Monday, April 16, 2012

Ovid's shifting texture

Ovid's grouping of tales is enormously suggestive, and infinitely elusive. One sees patterns everywhere, but when one tries to tie them up into neat thematic or formal packages, the actual linkages and segues from one tale or set of tales to the next seem designed to defeat any basic order that might fit neatly into a PowerPoint demonstration.

We can say that books 1-5 appear to form a unit, and again, books 6-10 seem a middle group. And taking just the books we've read so far within the latter group, one can see certain thematic concerns:

Book 6 - Matters of Art, mimesis, hubris, human making vs. divine creation. (Arachne, Niobe, Marsyas).
            - Human rape and privation of speech (Tereus, Procne, Philomela); divine rape (Boreas and Orithyia).
Book 7 - Foedera - Bonds of trust and mistrust - how well can one know the other? Bond between men, cities, men and gods, men and women. Tales of rejuvenation. (Medea and Jason, Plague of Aegina, Aeacus and Minos, Cephalus and Procris). 
Book 8 - Love, Defenses and Vulnerability, Randomness vs. Necessity. (Scylla and Nisus, Minos and Daedalus, Daedalus and Icarus, Diana and Oineus, the Boar, Meleager, Atalanta, Althea).
            - Hospitality, Desire, Economics: (Achelous, Philemon and Baucis, Erysichthon and Mestra).
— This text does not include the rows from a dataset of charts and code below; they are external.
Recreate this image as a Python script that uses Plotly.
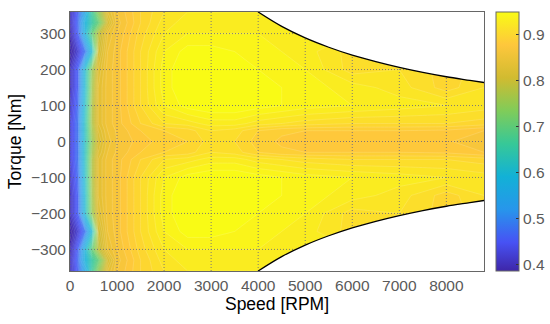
import plotly.graph_objects as go

speeds = [0, 170, 320, 470, 600, 800, 1000, 1500, 2000, 2500, 3000, 3500, 4000, 4500, 5000, 6000, 7000, 8000, 8800]
torques = [-360, -330, -300, -250, -200, -150, -100, -50, -30, 0, 30, 50, 100, 150, 200, 250, 300, 330, 360]

efficiency = [
    [0.40, 0.46, 0.55, 0.66, 0.74, 0.83, 0.860, 0.890, 0.910, 0.920, 0.920, 0.920, 0.920, 0.915, 0.915, 0.910, 0.905, 0.905, 0.900],
    [0.40, 0.47, 0.58, 0.65, 0.70, 0.81, 0.855, 0.890, 0.915, 0.925, 0.925, 0.925, 0.925, 0.920, 0.920, 0.915, 0.910, 0.905, 0.900],
    [0.39, 0.46, 0.58, 0.70, 0.78, 0.84, 0.860, 0.895, 0.920, 0.930, 0.930, 0.930, 0.930, 0.925, 0.925, 0.920, 0.915, 0.910, 0.905],
    [0.37, 0.42, 0.48, 0.60, 0.80, 0.85, 0.865, 0.900, 0.930, 0.945, 0.945, 0.940, 0.935, 0.930, 0.925, 0.905, 0.915, 0.910, 0.905],
    [0.40, 0.46, 0.60, 0.75, 0.82, 0.855, 0.865, 0.900, 0.935, 0.950, 0.950, 0.945, 0.940, 0.935, 0.930, 0.905, 0.910, 0.895, 0.905],
    [0.40, 0.46, 0.60, 0.76, 0.83, 0.855, 0.865, 0.900, 0.935, 0.950, 0.950, 0.950, 0.945, 0.940, 0.935, 0.925, 0.915, 0.895, 0.910],
    [0.41, 0.47, 0.61, 0.77, 0.83, 0.855, 0.865, 0.900, 0.930, 0.945, 0.950, 0.950, 0.945, 0.940, 0.935, 0.930, 0.925, 0.920, 0.915],
    [0.42, 0.48, 0.62, 0.77, 0.83, 0.855, 0.865, 0.890, 0.910, 0.915, 0.925, 0.925, 0.915, 0.910, 0.905, 0.900, 0.900, 0.900, 0.895],
    [0.42, 0.48, 0.62, 0.76, 0.82, 0.850, 0.862, 0.880, 0.890, 0.895, 0.910, 0.905, 0.890, 0.882, 0.880, 0.880, 0.880, 0.878, 0.870],
    [0.42, 0.48, 0.62, 0.75, 0.81, 0.845, 0.860, 0.875, 0.885, 0.890, 0.905, 0.900, 0.885, 0.878, 0.876, 0.875, 0.875, 0.872, 0.860],
    [0.42, 0.48, 0.62, 0.76, 0.82, 0.850, 0.862, 0.880, 0.890, 0.895, 0.910, 0.905, 0.890, 0.882, 0.880, 0.880, 0.880, 0.878, 0.870],
    [0.42, 0.48, 0.62, 0.77, 0.83, 0.855, 0.865, 0.890, 0.910, 0.915, 0.925, 0.925, 0.915, 0.910, 0.905, 0.900, 0.900, 0.900, 0.895],
    [0.41, 0.47, 0.61, 0.77, 0.83, 0.855, 0.865, 0.900, 0.930, 0.945, 0.950, 0.950, 0.945, 0.940, 0.935, 0.930, 0.925, 0.920, 0.915],
    [0.40, 0.46, 0.60, 0.76, 0.83, 0.855, 0.865, 0.900, 0.935, 0.950, 0.950, 0.950, 0.945, 0.940, 0.935, 0.925, 0.915, 0.895, 0.910],
    [0.40, 0.46, 0.60, 0.75, 0.82, 0.855, 0.865, 0.900, 0.935, 0.950, 0.950, 0.945, 0.940, 0.935, 0.930, 0.905, 0.910, 0.895, 0.905],
    [0.37, 0.42, 0.48, 0.60, 0.80, 0.85, 0.865, 0.900, 0.930, 0.945, 0.945, 0.940, 0.935, 0.930, 0.925, 0.905, 0.915, 0.910, 0.905],
    [0.39, 0.46, 0.58, 0.70, 0.78, 0.84, 0.860, 0.895, 0.920, 0.930, 0.930, 0.930, 0.930, 0.925, 0.925, 0.920, 0.915, 0.910, 0.905],
    [0.40, 0.47, 0.58, 0.65, 0.70, 0.81, 0.855, 0.890, 0.915, 0.925, 0.925, 0.925, 0.925, 0.920, 0.920, 0.915, 0.910, 0.905, 0.900],
    [0.40, 0.46, 0.55, 0.66, 0.74, 0.83, 0.860, 0.890, 0.910, 0.920, 0.920, 0.920, 0.920, 0.915, 0.915, 0.910, 0.905, 0.905, 0.900],
]

# Max-torque envelope
env_speed = [4000, 4500, 5000, 5500, 6000, 6500, 7000, 7500, 8000, 8500, 8800]
env_torque = [360, 320, 288, 262, 240, 222, 206, 192, 180, 170, 164]

x_ticks = [0, 1000, 2000, 3000, 4000, 5000, 6000, 7000, 8000]
y_ticks = [-300, -200, -100, 0, 100, 200, 300]
cbar_ticks = [0.4, 0.5, 0.6, 0.7, 0.8, 0.9]

x_range = [0, 8800]
y_range = [-360, 360]
z_range = [0.385, 0.95]

parula = [
    [0.0, '#3e26a8'], [0.111, '#4752f4'], [0.238, '#2796eb'], [0.365, '#12b1d6'],
    [0.492, '#37c897'], [0.619, '#80cc59'], [0.746, '#d1bb30'], [0.873, '#fec73c'],
    [1.0, '#f9fb15'],
]

FONT = "Liberation Sans, Arial, sans-serif"
TICK_COLOR = "#5a5a5a"

fig = go.Figure()

fig.add_trace(go.Contour(
    x=speeds, y=torques, z=efficiency,
    colorscale=parula, zmin=z_range[0], zmax=z_range[1],
    contours=dict(coloring="fill", start=0.38, end=0.95, size=0.01),
    line=dict(width=0.5, color="rgba(255,255,255,0.3)", smoothing=0),
    showscale=False,
    hoverinfo="skip",
))

# smooth colour bar
fig.add_trace(go.Scatter(
    x=[None, None], y=[None, None], mode="markers",
    marker=dict(
        color=z_range, colorscale=parula, cmin=z_range[0], cmax=z_range[1], showscale=True,
        colorbar=dict(
            xref="container", x=496 / 550, xanchor="left", xpad=0,
            y=0.5, yanchor="middle", ypad=0,
            len=1, thickness=23, outlinewidth=1, outlinecolor="#666666",
            tickvals=cbar_ticks, ticks="inside", ticklen=3, tickcolor="#333333",
            tickfont=dict(family=FONT, size=15.5, color=TICK_COLOR),
        ),
    ),
    hoverinfo="skip", showlegend=False,
))

# dotted grid lines drawn over the map
gx, gy = [], []
for xv in x_ticks:
    gx += [xv, xv, None]
    gy += [y_range[0], y_range[1], None]
for yv in y_ticks:
    gx += [x_range[0], x_range[1], None]
    gy += [yv, yv, None]
fig.add_trace(go.Scatter(
    x=gx, y=gy, mode="lines",
    line=dict(color="rgba(95,95,135,0.8)", width=1, dash="1px,2px"),
    hoverinfo="skip", showlegend=False,
))

# white regions beyond the torque envelope (top and bottom)
for sign in (1, -1):
    fig.add_trace(go.Scatter(
        x=env_speed, y=[sign * y_range[1]] * len(env_speed), mode="lines",
        line=dict(width=0, color="white"), hoverinfo="skip", showlegend=False,
    ))
    fig.add_trace(go.Scatter(
        x=env_speed, y=[sign * t for t in env_torque], mode="lines",
        line=dict(color="black", width=1.3, shape="spline"),
        fill="tonexty", fillcolor="white", hoverinfo="skip", showlegend=False,
    ))

axis_common = dict(
    showgrid=False, zeroline=False, showline=True, mirror=True,
    linecolor="#666666", linewidth=1, ticks="", automargin=False,
    tickfont=dict(family=FONT, size=15.5, color=TICK_COLOR),
)

fig.update_layout(
    width=550, height=324,
    margin=dict(l=70, r=66, t=12, b=53),
    paper_bgcolor="white", plot_bgcolor="white",
    showlegend=False,
    xaxis=dict(range=x_range, tickvals=x_ticks,
               title=dict(text="Speed [RPM]", font=dict(family=FONT, size=17.5, color="black"), standoff=4),
               **axis_common),
    yaxis=dict(range=y_range, tickvals=y_ticks,
               title=dict(text="Torque [Nm]", font=dict(family=FONT, size=17.5, color="black"), standoff=4),
               **axis_common),
)

fig.write_html("out.html", config={"displayModeBar": False},
               post_script="document.body.style.margin='0';")
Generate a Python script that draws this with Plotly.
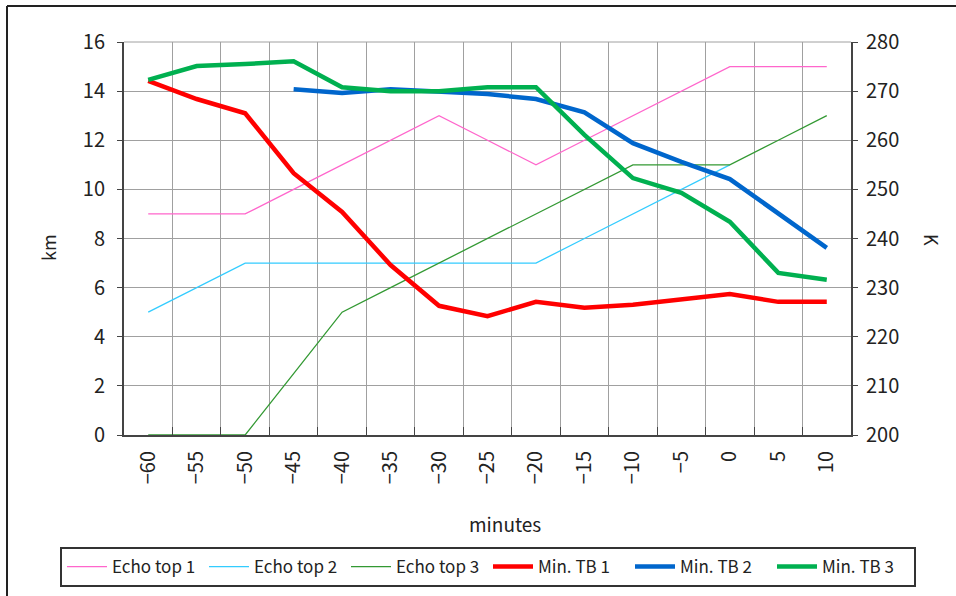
import plotly.graph_objects as go

minutes = ["−60", "−55", "−50", "−45", "−40", "−35", "−30", "−25", "−20", "−15", "−10", "−5", "0", "5", "10"]

echo_top_1 = [9, 9, 9, 10, 11, 12, 13, 12, 11, 12, 13, 14, 15, 15, 15]
echo_top_2 = [5, 6, 7, 7, 7, 7, 7, 7, 7, 8, 9, 10, 11, None, None]
echo_top_3 = [0, 0, 0, 2.5, 5, 6, 7, 8, 9, 10, 11, 11, 11, 12, 13]

min_tb_1 = [272.1, 268.4, 265.5, 253.3, 245.4, 234.6, 226.3, 224.2, 227.1, 225.9, 226.5, 227.5, 228.7, 227.1, 227.1]
min_tb_2 = [None, None, None, 270.4, 269.6, 270.4, 270.0, 269.4, 268.4, 265.7, 259.4, 255.6, 252.1, 245.2, 238.1]
min_tb_3 = [272.3, 275.1, 275.5, 276.1, 270.8, 270.0, 270.0, 270.8, 270.8, 261.1, 252.3, 249.3, 243.4, 233.0, 231.6]

FONT = "Noto Sans CJK JP, Noto Sans, sans-serif"

fig = go.Figure()
thin = [("Echo top 1", echo_top_1, "#ff66cc"),
        ("Echo top 2", echo_top_2, "#33ccff"),
        ("Echo top 3", echo_top_3, "#339933")]
for name, ys, col in thin:
    fig.add_trace(go.Scatter(x=minutes, y=ys, name=name, mode="lines",
                             line=dict(color=col, width=1.3), yaxis="y"))
thick = [("Min. TB 1", min_tb_1, "#ff0000"),
         ("Min. TB 2", min_tb_2, "#0066cc"),
         ("Min. TB 3", min_tb_3, "#00b050")]
for name, ys, col in thick:
    fig.add_trace(go.Scatter(x=minutes, y=ys, name=name, mode="lines",
                             line=dict(color=col, width=4.5), yaxis="y2"))

L, R, T, B = 124, 851, 42, 435
W, H = 956, 596
pw, ph = R - L, B - T

def px(x):
    return (x - L) / pw

def py(y):
    return (B - y) / ph

fig.update_layout(
    width=W, height=H,
    margin=dict(l=L, r=W - R, t=T, b=H - B, autoexpand=False),
    paper_bgcolor="white", plot_bgcolor="white",
    font=dict(family=FONT, size=18, color="#222222"),
    showlegend=True,
    xaxis=dict(type="category", tickson="boundaries", tickangle=-90,
               showgrid=True, gridcolor="#a0a0a0", gridwidth=1,
               showline=True, linecolor="#444444", linewidth=2,
               ticks="inside", ticklen=8, tickcolor="#444444",
               tickfont=dict(size=20), range=[-0.5, 14.5], zeroline=False,
               ticklabelstandoff=6, automargin=False),
    yaxis=dict(range=[0, 16], dtick=2, showgrid=True, gridcolor="#a0a0a0",
               showline=True, linecolor="#444444", linewidth=2,
               ticks="outside", ticklen=5, tickcolor="#444444",
               tickfont=dict(size=20), zeroline=False, mirror=False,
               ticklabelstandoff=8, automargin=False),
    yaxis2=dict(range=[200, 280], dtick=10, overlaying="y", side="right",
                showgrid=False, showline=True, linecolor="#444444", linewidth=2,
                ticks="outside", ticklen=5, tickcolor="#444444",
                tickfont=dict(size=20), zeroline=False, ticklabelstandoff=4,
                automargin=False),
    legend=dict(orientation="h", x=px(60), y=py(547), xanchor="left", yanchor="top",
                bordercolor="#333333", borderwidth=2, bgcolor="white",
                font=dict(size=17), entrywidth=87, entrywidthmode="pixels",
                itemwidth=40, tracegroupgap=0),
    shapes=[
        dict(type="line", xref="paper", yref="paper", x0=px(7), x1=px(1000), y0=py(6), y1=py(6),
             line=dict(color="#222222", width=2)),
        dict(type="line", xref="paper", yref="paper", x0=px(7), x1=px(7), y0=py(6), y1=py(620),
             line=dict(color="#222222", width=2)),
        dict(type="line", xref="paper", yref="paper", x0=0, x1=1, y0=1, y1=1,
             line=dict(color="#a0a0a0", width=1)),
    ],
    annotations=[
        dict(text="km", xref="paper", yref="paper", x=px(48), y=py(248), showarrow=False,
             textangle=-90, font=dict(size=18), xanchor="center", yanchor="middle"),
        dict(text="K", xref="paper", yref="paper", x=px(932), y=py(240), showarrow=False,
             textangle=90, font=dict(size=18), xanchor="center", yanchor="middle"),
        dict(text="minutes", xref="paper", yref="paper", x=px(505), y=py(523), showarrow=False,
             font=dict(size=19), xanchor="center", yanchor="middle"),
    ],
)

fig.write_html("out.html", config={"displayModeBar": False},
               post_script="document.body.style.margin='0';document.body.style.padding='0';")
One "pattern" that emerges is that in each of these books, the major narrative thrust seems to break, or shift gears, near the middle. For example, the tales of human artists and the gods they anger in the first half of book 6 give way to the long, bloody account of Tereus and the violent "art" of Philomela and Procne.

In 7, the very long narrative of Medea ends abruptly with the advent of Theseus, and the second half of the book relates to humans grappling with divine gifts.

In book 8, a series of tales involving love and or vengeance penetrating and destroying fortified places is followed by stories of hospitality and its absence.

It would seem that Ovid is going out of his way to disrupt some easy order of coherent narrative units that would coincide with the beginnings and endings of his poem's books. He would much rather introduce new matter in the middle of a book and have it wash over into the beginning of the next, as he does with the figure of the river god Achelous in book 8. The god appears in the middle to divert Theseus from attempting to cross him, and the ensuing symposium lasts until well into book 9, ending with the defeat of Achelous at the hands of Heracles.

Hercules vs. Achelous as bull

In another post I'll examine some of the patterns within a single book that might be worth considering.